- Thu 30 January 2020
- R
- Marius Mather
- #r, #file-formats, #large-data
The fst package allows very fast reading and
writing of data from R - much faster than .rds
files. This can save
a lot of time when dealing with medium to large datasets.
By default it uses less compression than .rds
, but even with compress = 100
, it produces similar file sizes to rds
and is still much faster.
It can also read arbitrary rows and columns from a file, so you can:
- Save time by only reading in the columns you need from a file
- Save memory by only reading one chunk from the file at a time and processing it (you do need a processing task that can be done separately on each chunk)
A simple example of processing a file in chunks is below: you
could replace the process_chunk()
function with any function
that takes a dataframe as input:
library(fst)
df <- data.frame(id = 1:1000,
event = sample(c(0, 1), 1000,
replace = TRUE, prob = c(0.88, 0.12)))
# compress = 100 for more compression, slightly slower reads
fst::write_fst(df, "df.fst", compress = 50)
process_chunk <- function(.data) {
sum(.data$event)
}
# Get info (e.g. number of rows) without reading the
# full file
file_info <- fst::metadata_fst("df.fst")
total_rows <- file_info$nrOfRows
chunk_starts <- seq(1, total_rows, by = 100)
event_counts <- purrr::map_dbl(chunk_starts, function(start_row) {
# Don't go past the last row
end_row <- min(start_row + 99, total_rows)
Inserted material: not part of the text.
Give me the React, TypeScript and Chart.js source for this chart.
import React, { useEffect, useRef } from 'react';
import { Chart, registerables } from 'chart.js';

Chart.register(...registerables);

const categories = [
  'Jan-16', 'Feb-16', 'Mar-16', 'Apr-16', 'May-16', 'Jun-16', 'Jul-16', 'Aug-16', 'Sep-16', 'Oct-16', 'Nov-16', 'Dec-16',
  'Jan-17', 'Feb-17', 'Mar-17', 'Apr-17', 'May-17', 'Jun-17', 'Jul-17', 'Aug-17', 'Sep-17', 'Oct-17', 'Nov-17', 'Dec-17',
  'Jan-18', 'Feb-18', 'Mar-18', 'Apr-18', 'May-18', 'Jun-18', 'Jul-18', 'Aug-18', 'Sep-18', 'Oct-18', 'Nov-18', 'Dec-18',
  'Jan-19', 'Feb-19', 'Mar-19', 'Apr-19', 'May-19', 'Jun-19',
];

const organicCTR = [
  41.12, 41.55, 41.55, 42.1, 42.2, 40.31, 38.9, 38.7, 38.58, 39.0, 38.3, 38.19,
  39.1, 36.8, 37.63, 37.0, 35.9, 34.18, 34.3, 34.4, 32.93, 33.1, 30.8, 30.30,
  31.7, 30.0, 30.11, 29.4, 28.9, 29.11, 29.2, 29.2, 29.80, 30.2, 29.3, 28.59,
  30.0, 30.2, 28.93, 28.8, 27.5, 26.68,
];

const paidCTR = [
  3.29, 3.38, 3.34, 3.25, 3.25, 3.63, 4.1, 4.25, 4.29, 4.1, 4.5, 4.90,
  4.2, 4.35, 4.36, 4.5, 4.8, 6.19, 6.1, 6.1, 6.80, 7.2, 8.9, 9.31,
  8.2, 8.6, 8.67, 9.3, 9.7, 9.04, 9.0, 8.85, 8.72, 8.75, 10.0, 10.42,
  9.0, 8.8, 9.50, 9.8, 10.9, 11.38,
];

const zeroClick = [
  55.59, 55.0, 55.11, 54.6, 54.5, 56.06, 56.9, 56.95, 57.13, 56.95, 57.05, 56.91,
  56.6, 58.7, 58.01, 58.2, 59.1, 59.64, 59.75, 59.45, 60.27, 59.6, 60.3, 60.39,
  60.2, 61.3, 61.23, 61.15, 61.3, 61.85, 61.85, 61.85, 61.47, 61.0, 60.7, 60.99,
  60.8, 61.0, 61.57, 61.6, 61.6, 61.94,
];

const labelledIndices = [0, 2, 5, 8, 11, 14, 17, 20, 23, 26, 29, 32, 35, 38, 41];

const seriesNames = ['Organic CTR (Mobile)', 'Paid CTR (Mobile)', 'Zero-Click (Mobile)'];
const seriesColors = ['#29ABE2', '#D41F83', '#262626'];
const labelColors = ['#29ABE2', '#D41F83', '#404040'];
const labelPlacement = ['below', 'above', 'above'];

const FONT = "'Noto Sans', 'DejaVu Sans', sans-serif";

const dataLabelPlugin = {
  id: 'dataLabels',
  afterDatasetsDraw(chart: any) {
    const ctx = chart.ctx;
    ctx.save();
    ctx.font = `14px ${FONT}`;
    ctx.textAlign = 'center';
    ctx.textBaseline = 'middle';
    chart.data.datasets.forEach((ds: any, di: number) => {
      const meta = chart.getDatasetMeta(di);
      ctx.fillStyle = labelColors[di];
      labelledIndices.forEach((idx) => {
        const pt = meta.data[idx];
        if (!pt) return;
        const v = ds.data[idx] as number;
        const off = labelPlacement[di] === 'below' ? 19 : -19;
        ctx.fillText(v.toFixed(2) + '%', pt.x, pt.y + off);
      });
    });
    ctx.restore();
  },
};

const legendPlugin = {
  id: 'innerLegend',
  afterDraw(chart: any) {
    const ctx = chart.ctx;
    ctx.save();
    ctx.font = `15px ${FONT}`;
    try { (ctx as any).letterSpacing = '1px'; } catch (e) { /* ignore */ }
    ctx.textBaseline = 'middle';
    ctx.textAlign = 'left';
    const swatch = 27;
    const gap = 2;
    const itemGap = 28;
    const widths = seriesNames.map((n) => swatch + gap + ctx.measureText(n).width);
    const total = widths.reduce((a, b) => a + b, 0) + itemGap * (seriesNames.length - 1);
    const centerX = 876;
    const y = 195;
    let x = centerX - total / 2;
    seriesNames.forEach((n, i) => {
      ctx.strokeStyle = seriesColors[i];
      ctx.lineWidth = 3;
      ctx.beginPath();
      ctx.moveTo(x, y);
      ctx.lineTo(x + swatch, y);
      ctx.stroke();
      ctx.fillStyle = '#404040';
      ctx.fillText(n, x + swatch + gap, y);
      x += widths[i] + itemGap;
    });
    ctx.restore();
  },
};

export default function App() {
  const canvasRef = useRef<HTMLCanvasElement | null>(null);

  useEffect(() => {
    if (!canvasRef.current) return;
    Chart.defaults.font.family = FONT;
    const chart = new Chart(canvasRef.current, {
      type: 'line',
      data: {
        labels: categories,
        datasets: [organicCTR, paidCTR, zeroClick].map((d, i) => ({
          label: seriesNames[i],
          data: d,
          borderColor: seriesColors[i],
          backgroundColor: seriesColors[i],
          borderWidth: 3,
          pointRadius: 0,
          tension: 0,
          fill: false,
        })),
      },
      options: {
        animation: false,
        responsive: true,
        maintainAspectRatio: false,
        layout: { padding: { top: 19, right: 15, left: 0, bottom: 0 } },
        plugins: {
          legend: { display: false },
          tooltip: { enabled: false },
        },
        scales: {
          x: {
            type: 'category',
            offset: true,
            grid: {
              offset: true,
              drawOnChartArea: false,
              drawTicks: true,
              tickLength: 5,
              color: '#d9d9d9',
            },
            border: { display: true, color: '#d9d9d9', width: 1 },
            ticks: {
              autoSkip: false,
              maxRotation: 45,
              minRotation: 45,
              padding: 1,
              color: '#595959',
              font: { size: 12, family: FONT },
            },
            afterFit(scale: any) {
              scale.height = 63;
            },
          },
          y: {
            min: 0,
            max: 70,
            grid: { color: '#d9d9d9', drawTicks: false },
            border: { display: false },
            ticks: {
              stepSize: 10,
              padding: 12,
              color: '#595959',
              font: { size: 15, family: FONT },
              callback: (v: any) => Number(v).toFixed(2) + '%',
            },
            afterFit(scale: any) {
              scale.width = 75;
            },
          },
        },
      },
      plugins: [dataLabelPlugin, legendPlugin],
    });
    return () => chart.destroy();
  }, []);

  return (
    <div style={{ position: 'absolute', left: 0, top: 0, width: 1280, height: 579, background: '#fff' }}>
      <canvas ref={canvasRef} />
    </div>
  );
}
chunk <- fst::read_fst("df.fst", from = start_row, to = end_row)
process_chunk(chunk)
})
event_counts
#> [1] 16 10 7 12 15 11 9 12 13 18
# Final result: combine the chunk results, e.g.
# with bind_rows()
sum(event_counts)
#> [1] 123
The package plans to add an append
option when writing files - once
this becomes available you will also be able to write to a .fst
file in chunks.